Obtaining Maintenance in Singapore After a Divorce Overseas
Ordinarily, the Family Justice Courts could only order financial relief in the form of division of matrimonial assets (s 112, Women’s Charter (“WCh)), or maintenance of the former spouse (s 113, WCh) in respect of marriages that had been terminated in Singapore.
However, after the Women’s Charter (Amendment) Act 2011, the power to seek such financial relief has been extended to former spouses who may have been divorced in a court outside Singapore. As a threshold, the former spouse’s marriage must have been dissolved, annulled, or legally separated by judicial or other proceedings overseas (s 121B(a), WCh), and the termination must be recognised as valid under Singapore law (s 121B(b), WCh).
Having met this threshold, there are 3 considerations before such a spouse can obtain leave of court to seek financial relief from the Family Justice Courts in Singapore. First, Singapore must be the appropriate forum for making an order for financial relief in respect of an International divorce (s 121F(2), WCh). Second, the applying spouse must show that there is “substantial ground” for the making of such an order (s 121D(2), WCh), and third, the court must observe principles of comity in not contravening findings of a foreign court.

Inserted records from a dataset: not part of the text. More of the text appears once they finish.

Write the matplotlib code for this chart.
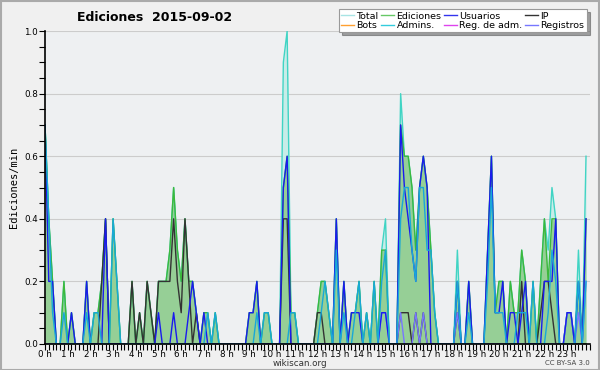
import numpy as np
import matplotlib
matplotlib.use("Agg")
import matplotlib.pyplot as plt
from matplotlib.lines import Line2D
from matplotlib.ticker import MultipleLocator, FormatStrFormatter

# actions per 10-minute slot, 144 slots for the day
total = [7, 4, 2, 0, 0, 2,  0, 1, 0, 0, 0, 2,  0, 1, 1, 2, 4, 0,  4, 2, 0, 0, 0, 2,
         0, 1, 0, 2, 1, 0,  2, 2, 2, 3, 5, 3,  2, 4, 2, 2, 1, 0,  1, 1, 0, 1, 0, 0,
         0, 0, 0, 0, 0, 0,  1, 1, 2, 0, 1, 1,  0, 0, 0, 9, 10, 1,  1, 0, 0, 0, 0, 0,
         1, 2, 2, 1, 0, 4,  0, 2, 0, 1, 1, 2,  0, 1, 0, 2, 0, 3,  4, 0, 0, 0, 8, 6,
         6, 5, 3, 5, 6, 5,  3, 1, 0, 0, 0, 0,  0, 3, 0, 0, 2, 0,  0, 0, 0, 3, 6, 1,
         2, 2, 0, 2, 1, 1,  3, 2, 0, 2, 0, 2,  4, 3, 5, 4, 0, 0,  1, 1, 0, 3, 0, 6]
ediciones = [7, 4, 2, 0, 0, 2,  0, 1, 0, 0, 0, 2,  0, 1, 1, 2, 4, 0,  4, 2, 0, 0, 0, 2,
             0, 1, 0, 2, 1, 0,  2, 2, 2, 3, 5, 3,  2, 4, 2, 2, 1, 0,  1, 1, 0, 1, 0, 0,
             0, 0, 0, 0, 0, 0,  1, 1, 2, 0, 1, 1,  0, 0, 0, 5, 6, 1,  1, 0, 0, 0, 0, 0,
             1, 2, 2, 1, 0, 4,  0, 2, 0, 1, 1, 2,  0, 1, 0, 2, 0, 3,  3, 0, 0, 0, 7, 6,
             6, 5, 3, 5, 6, 5,  3, 1, 0, 0, 0, 0,  0, 2, 0, 0, 2, 0,  0, 0, 0, 3, 6, 1,
             2, 2, 0, 2, 1, 1,  3, 2, 0, 2, 0, 2,  4, 2, 4, 4, 0, 0,  1, 1, 0, 2, 0, 4]
usuarios = [7, 2, 2, 0, 0, 0,  0, 1, 0, 0, 0, 2,  0, 0, 0, 0, 4, 0,  0, 0, 0, 0, 0, 0,
            0, 0, 0, 0, 0, 0,  1, 0, 0, 0, 1, 0,  0, 0, 1, 2, 1, 0,  1, 0, 0, 0, 0, 0,
            0, 0, 0, 0, 0, 0,  1, 1, 2, 0, 0, 0,  0, 0, 0, 5, 6, 0,  0, 0, 0, 0, 0, 0,
            0, 0, 0, 0, 0, 4,  0, 2, 0, 1, 1, 1,  0, 0, 0, 0, 0, 1,  1, 0, 0, 0, 7, 5,
            4, 3, 2, 5, 6, 5,  0, 0, 0, 0, 0, 0,  0, 2, 0, 0, 2, 0,  0, 0, 0, 3, 6, 1,
            1, 2, 0, 1, 1, 0,  1, 2, 0, 0, 0, 0,  2, 2, 2, 4, 0, 0,  1, 1, 0, 2, 0, 4]
ip = [0, 0, 0, 0, 0, 0,  0, 0, 0, 0, 0, 0,  0, 0, 0, 2, 4, 0,  0, 0, 0, 0, 0, 2,
      0, 1, 0, 2, 1, 0,  2, 2, 2, 2, 4, 2,  1, 4, 2, 0, 1, 0,  0, 0, 0, 0, 0, 0,
      0, 0, 0, 0, 0, 0,  0, 0, 0, 0, 0, 0,  0, 0, 0, 4, 4, 0,  0, 0, 0, 0, 0, 0,
      1, 1, 0, 0, 0, 0,  0, 0, 0, 0, 0, 0,  0, 0, 0, 0, 0, 0,  0, 0, 0, 0, 1, 1,
      1, 0, 1, 0, 1, 0,  0, 0, 0, 0, 0, 0,  0, 1, 0, 0, 0, 0,  0, 0, 0, 0, 0, 0,
      0, 0, 0, 0, 0, 0,  2, 0, 0, 0, 0, 1,  2, 2, 1, 0, 0, 0,  0, 0, 0, 0, 0, 0]
admins = [7, 4, 1, 0, 0, 1,  0, 0, 0, 0, 0, 1,  0, 1, 1, 0, 0, 0,  4, 2, 0, 0, 0, 0,
          0, 0, 0, 0, 0, 0,  0, 0, 0, 0, 0, 0,  0, 0, 0, 0, 0, 0,  0, 1, 0, 1, 0, 0,
          0, 0, 0, 0, 0, 0,  0, 0, 1, 0, 1, 1,  0, 0, 0, 0, 0, 1,  1, 0, 0, 0, 0, 0,
          0, 1, 2, 1, 0, 3,  0, 1, 0, 0, 1, 2,  0, 1, 0, 2, 0, 2,  3, 0, 0, 0, 4, 5,
          5, 3, 2, 5, 5, 3,  3, 1, 0, 0, 0, 0,  0, 2, 0, 0, 1, 0,  0, 0, 0, 2, 5, 1,
          1, 1, 0, 0, 0, 1,  1, 1, 0, 2, 0, 0,  0, 1, 3, 2, 0, 0,  0, 0, 0, 2, 0, 2]
registros = [0, 0, 0, 0, 0, 0,  0, 0, 0, 0, 0, 0,  0, 0, 0, 0, 0, 0,  0, 0, 0, 0, 0, 0,
             0, 0, 0, 0, 0, 0,  0, 0, 0, 0, 0, 0,  0, 0, 0, 0, 0, 0,  0, 0, 0, 0, 0, 0,
             0, 0, 0, 0, 0, 0,  0, 0, 0, 0, 0, 0,  0, 0, 0, 0, 0, 0,  0, 0, 0, 0, 0, 0,
             0, 0, 0, 0, 0, 0,  0, 0, 0, 0, 0, 0,  0, 0, 0, 0, 0, 1,  1, 0, 0, 0, 1, 0,
             0, 0, 1, 0, 1, 0,  0, 0, 0, 0, 0, 0,  0, 1, 0, 0, 0, 0,  0, 0, 0, 0, 0, 0,
             0, 0, 0, 0, 0, 0,  0, 0, 0, 0, 0, 0,  0, 0, 0, 0, 0, 0,  1, 1, 0, 1, 0, 2]

hour_labels = [f"{h} h" for h in range(24)]
legend_names = ["Total", "Bots", "Ediciones", "Admins.", "Usuarios", "Reg. de adm.", "IP", "Registros"]
legend_colors = ["#a8e4e4", "#ffa030", "#66c866", "#33ccdd", "#3333ee", "#dd44ee", "#333333", "#7777ff"]

x = np.arange(len(total)) / 6.0
per_min = lambda s: np.array(s) / 10.0

fig = plt.figure(figsize=(6, 3.7), dpi=100, facecolor="#f0f0f0")
ax = fig.add_axes([0.075, 0.0703, 0.908, 0.8457], facecolor="#eef0f2")

ax.fill_between(x, per_min(total), color="#c8ece8", lw=0)
ax.fill_between(x, per_min(ediciones), color="#96cf96", lw=0)
ax.plot(x, per_min(total), color="#40d4c4", lw=1)
ax.plot(x, per_min(ediciones), color="#3cb83c", lw=1)
ax.plot(x, per_min(ip), color="#333333", lw=1)
ax.plot(x, per_min(registros), color="#7777ff", lw=1)
ax.plot(x, per_min(usuarios), color="#1a1aee", lw=1)
ax.plot(x, per_min(admins), color="#18a8d8", lw=1)

ax.set_xlim(0, 24)
ax.set_ylim(0, 1.0)
ax.set_xticks(range(24))
ax.set_xticklabels(hour_labels, fontsize=6.3)
ax.xaxis.set_minor_locator(MultipleLocator(1 / 6))
ax.yaxis.set_major_locator(MultipleLocator(0.2))
ax.yaxis.set_minor_locator(MultipleLocator(0.05))
ax.yaxis.set_major_formatter(FormatStrFormatter("%.1f"))
ax.tick_params(axis="y", labelsize=6.3)
ax.tick_params(which="both", direction="out", length=4, width=0.8, pad=1)
ax.tick_params(axis="x", which="major", pad=0)
ax.grid(axis="y", color="#cccccc", lw=0.8)
ax.set_axisbelow(True)
for side in ["top", "right"]:
    ax.spines[side].set_visible(False)
ax.spines["left"].set_linewidth(1.2)
ax.spines["bottom"].set_linewidth(1.2)

ax.set_ylabel("Ediciones/min", fontsize=7.5, family="DejaVu Sans Mono", labelpad=4)
fig.text(0.258, 0.953, "Ediciones  2015-09-02", fontsize=9, fontweight="bold",
         ha="center", va="center")

handles = [Line2D([], [], color=c, lw=1) for c in legend_colors]
leg = fig.legend(handles, legend_names, ncol=4, loc="upper right",
                 bbox_to_anchor=(0.978, 0.975), fontsize=6.8, frameon=True,
                 fancybox=False, shadow=True, handlelength=1.3, handletextpad=0.3,
                 columnspacing=0.3, labelspacing=0.05, borderpad=0.25,
                 borderaxespad=0)
leg.get_frame().set_edgecolor("#999999")
leg.get_frame().set_linewidth(0.8)

fig.text(0.5, 0.018, "wikiscan.org", fontsize=6.3, ha="center", va="center", color="#333333")
fig.text(0.983, 0.02, "CC BY-SA 3.0", fontsize=5, ha="right", va="center", color="#444444")

border = plt.Rectangle((0.001, 0.001), 0.997, 0.997, transform=fig.transFigure,
                       fill=False, edgecolor="#aaaaaa", lw=1.5)
fig.patches.append(border)

fig.savefig("out.png", dpi=100, facecolor=fig.get_facecolor())
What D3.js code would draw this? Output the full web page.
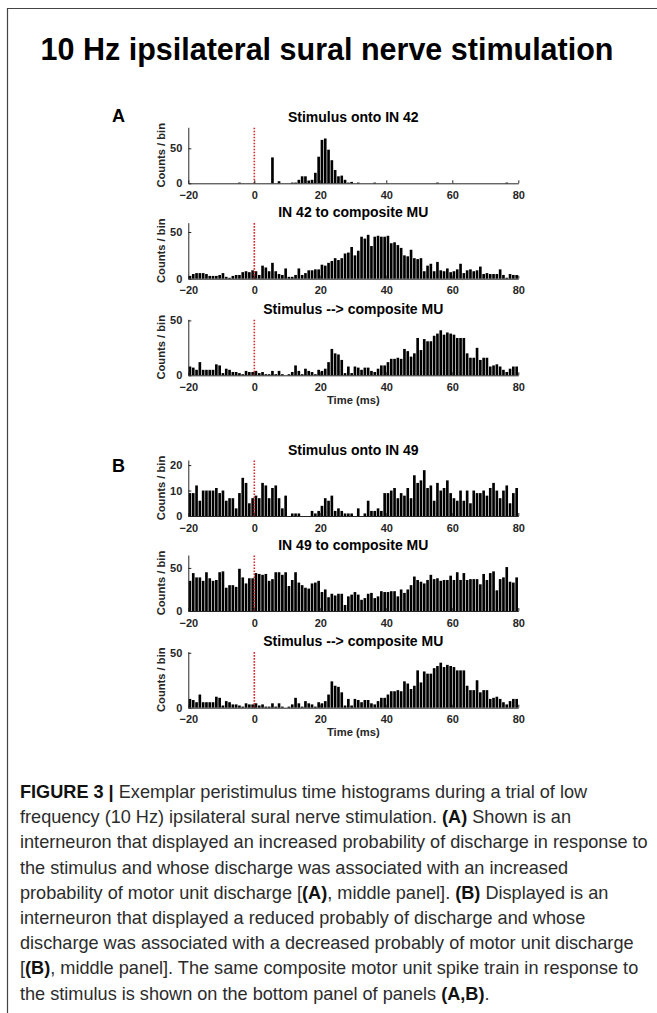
<!DOCTYPE html>
<html>
<head>
<meta charset="utf-8">
<script src="https://cdn.jsdelivr.net/npm/d3@7"></script>
<style>
  body { margin: 0; background: #fff; }
  svg { display: block; font-family: "Liberation Sans", Arial, Helvetica, sans-serif; }
  .cap { white-space: pre; }
</style>
</head>
<body>
<svg id="fig" width="657" height="1013"></svg>
<script>
// ---- data (counts per 1 ms bin, bins start at -20 ... 79 ms) ----
const timeTicks = [-20, 0, 20, 40, 60, 80];
const binStarts = d3.range(-20, 80);

const in42Stim = [
  0,0,0,0,0,0,0,0,0,0,   0,0,0,0,0,1,0,0,0,0,
  0,0,0,0,0,37,0,3,0,0,  0,1,1,5,10,10,4,5,15,38,
  62,64,48,33,19,10,11,5,1,2,  0,1,0,0,0,0,1,0,0,0,
  0,0,0,0,0,0,0,0,0,0,   0,0,0,0,0,1,0,0,0,0,
  0,0,0,0,0,0,0,0,0,0,   0,0,0,0,0,0,1,0,0,0
];
const in42ToMU = [
  3,5,6,6,6,5,3,3,3,4,   6,2,1,3,4,4,7,8,7,9,
  8,4,14,12,8,17,8,5,4,11,  2,2,4,11,4,6,9,9,10,10,
  15,14,17,19,22,20,22,27,28,34,  25,30,45,43,47,35,45,46,45,45,
  46,38,39,36,33,25,24,31,22,21,  22,8,14,16,8,18,9,8,11,7,
  8,10,16,6,9,10,8,9,13,5,   6,5,5,5,10,4,1,5,4,4
];
const stimToMU = [
  8,7,5,12,5,5,5,5,10,9,   2,6,5,3,3,2,1,4,3,3,
  4,2,3,1,1,4,1,4,1,0,   1,3,9,4,1,6,4,3,1,5,
  4,6,12,24,20,19,14,2,8,2,  8,7,5,7,7,4,3,6,9,9,
  12,15,15,16,15,24,22,17,20,34,  23,33,31,31,36,38,41,37,39,38,
  37,34,34,34,20,16,16,25,14,16,  16,8,9,10,8,5,3,6,8,8
];
const in49Stim = [
  9,9,12,6,10,10,10,10,11,9,  10,6,7,7,3,9,15,13,5,7,
  8,7,13,12,7,11,12,7,3,8,   0,1,1,1,0,0,0,2,1,2,
  4,7,6,8,2,3,2,1,1,1,       0,3,0,1,6,2,2,3,2,9,
  9,10,11,7,9,8,11,7,16,13,  14,18,11,12,6,13,10,11,14,9,
  7,6,10,6,10,5,10,9,9,10,   8,11,13,10,7,10,12,5,9,11
];
const in49ToMU = [
  35,44,39,39,35,45,38,35,36,45,  46,27,30,30,28,49,39,32,38,38,
  44,43,42,43,35,37,45,45,42,45,  29,36,45,33,30,27,26,32,33,35,
  22,25,16,20,18,20,20,7,17,19,   22,19,13,15,20,21,15,17,23,22,
  22,23,23,17,25,21,25,30,40,36,  34,32,36,42,37,38,35,36,36,41,
  36,45,36,44,36,37,37,37,31,43,  36,44,46,24,37,39,51,34,33,39
];

const panelTitles = ["Stimulus onto IN 42", "IN 42 to composite MU", "Stimulus --> composite MU",
                     "Stimulus onto IN 49", "IN 49 to composite MU", "Stimulus --> composite MU"];
const panelCounts = [in42Stim, in42ToMU, stimToMU, in49Stim, in49ToMU, stimToMU];
const panelYMax   = [80, 60, 51, 22, 65, 51];
const panelYTicks = [[0, 50], [0, 50], [0, 50], [0, 10, 20], [0, 50], [0, 50]];
const groupLabels = ["A", "B"];

const captionLines = [
  [["FIGURE 3 |", true], [" Exemplar peristimulus time histograms during a trial of low", false]],
  [["frequency (10 Hz) ipsilateral sural nerve stimulation. ", false], ["(A)", true], [" Shown is an", false]],
  [["interneuron that displayed an increased probability of discharge in response to", false]],
  [["the stimulus and whose discharge was associated with an increased", false]],
  [["probability of motor unit discharge [", false], ["(A)", true], [", middle panel]. ", false], ["(B)", true], [" Displayed is an", false]],
  [["interneuron that displayed a reduced probably of discharge and whose", false]],
  [["discharge was associated with a decreased probably of motor unit discharge", false]],
  [["[", false], ["(B)", true], [", middle panel]. The same composite motor unit spike train in response to", false]],
  [["the stimulus is shown on the bottom panel of panels ", false], ["(A,B)", true], [".", false]]
];

// ---- layout ----
const W = 657, H = 1013;
const axL = 188.3, axR = 518.3, axH = 56;
const panelTop = [127.3, 222.7, 319.3, 460, 555, 651.7];
const axisColor = "#262626";

const svg = d3.select("#fig");

// frame
svg.append("path")
  .attr("d", `M7.5,${H} V8.5 H${W}`)
  .attr("fill", "none").attr("stroke", "#444").attr("stroke-width", 1.2);

// main title
svg.append("text")
  .attr("x", 327).attr("y", 60)
  .attr("text-anchor", "middle")
  .attr("font-size", 30.5).attr("font-weight", "bold").attr("fill", "#000")
  .text("10 Hz ipsilateral sural nerve stimulation");

const x = d3.scaleLinear().domain([-20, 80]).range([axL, axR]);
const binW = x(1) - x(0);

panelCounts.forEach((counts, pi) => {
  const top = panelTop[pi];
  const y = d3.scaleLinear().domain([0, panelYMax[pi]]).range([top + axH, top]);
  const g = svg.append("g");

  // bars
  g.selectAll("rect")
    .data(binStarts)
    .join("rect")
    .attr("x", (d) => x(d) + binW * 0.1)
    .attr("width", binW * 0.8)
    .attr("y", (d, i) => y(counts[i]))
    .attr("height", (d, i) => y(0) - y(counts[i]))
    .attr("fill", "#000");

  // stimulus marker at t = 0
  g.append("line")
    .attr("x1", x(0)).attr("x2", x(0))
    .attr("y1", y(0)).attr("y2", top)
    .attr("stroke", "#e3262b").attr("stroke-width", 1.6)
    .attr("stroke-dasharray", "1.6,1.4");

  // axes
  const yAxis = g.append("g")
    .attr("transform", `translate(${axL},0)`)
    .call(d3.axisLeft(y).tickValues(panelYTicks[pi]).tickSizeInner(-3).tickSizeOuter(0).tickPadding(6));
  const xAxis = g.append("g")
    .attr("transform", `translate(0,${y(0)})`)
    .call(d3.axisBottom(x).tickValues(timeTicks).tickSizeInner(-3).tickSizeOuter(0).tickPadding(8));
  [yAxis, xAxis].forEach(a => {
    a.selectAll("path, line").attr("stroke", axisColor);
    a.selectAll("text").attr("fill", axisColor)
      .attr("font-size", 11).attr("font-weight", "bold")
      .attr("font-family", "'Liberation Sans', Arial, sans-serif");
  });

  // panel title
  g.append("text")
    .attr("x", (axL + axR) / 2).attr("y", top - 5.5)
    .attr("text-anchor", "middle")
    .attr("font-size", 14).attr("font-weight", "bold").attr("fill", "#000")
    .text(panelTitles[pi]);

  // y label
  const ly = top + axH / 2;
  g.append("text")
    .attr("transform", `translate(161.5,${ly}) rotate(-90)`)
    .attr("text-anchor", "middle").attr("dy", "0.35em")
    .attr("font-size", 11.2).attr("font-weight", "bold").attr("fill", axisColor)
    .text("Counts / bin");

  // x label under bottom panel of each group
  if (pi === 2 || pi === 5) {
    g.append("text")
      .attr("x", (axL + axR) / 2).attr("y", y(0) + 28.5)
      .attr("text-anchor", "middle")
      .attr("font-size", 11.2).attr("font-weight", "bold").attr("fill", axisColor)
      .text("Time (ms)");
  }
});

// group letters
groupLabels.forEach((lab, i) => {
  svg.append("text")
    .attr("x", 112).attr("y", i === 0 ? 121.5 : 471.5)
    .attr("font-size", 18).attr("font-weight", "bold").attr("fill", "#000")
    .text(lab);
});

// caption
const capFont = "'Liberation Sans Narrow', 'Arial Narrow', 'Liberation Sans', Arial, sans-serif";
const capTop = 798, capStep = 25.2, capLeft = 20, capRefW = 628;
const capTexts = captionLines.map((segs, li) => {
  const t = svg.append("text").attr("class", "cap")
    .attr("font-family", capFont).attr("font-size", 19);
  segs.forEach(([s, b]) => {
    t.append("tspan")
      .attr("font-weight", b ? "bold" : "normal")
      .attr("fill", b ? "#111" : "#2b2b2b")
      .text(s);
  });
  return t;
});
const widest = capTexts[2].node().getComputedTextLength();
const sx = capRefW / widest;
capTexts.forEach((t, li) => {
  t.attr("transform", `translate(${capLeft},${capTop + li * capStep}) scale(${sx},1)`);
});
</script>
</body>
</html>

Leave for an application for financial relief may then be granted in situations where either the party connected to Singapore had no real opportunity to pursue financial relief in the course of the foreign matrimonial proceedings, or where inadequate or no financial provision was made by the foreign court (Harjit Kaur d/o Kulwant Singh v Saroop Singh a/l Amar Singh  4 SLR 1216). An applicant should not seek leave for such application merely to have a “second bite of the cherry” in seeking a ‘top-up’ of financial relief already granted or denied by the foreign court which adjudicated over the marriage.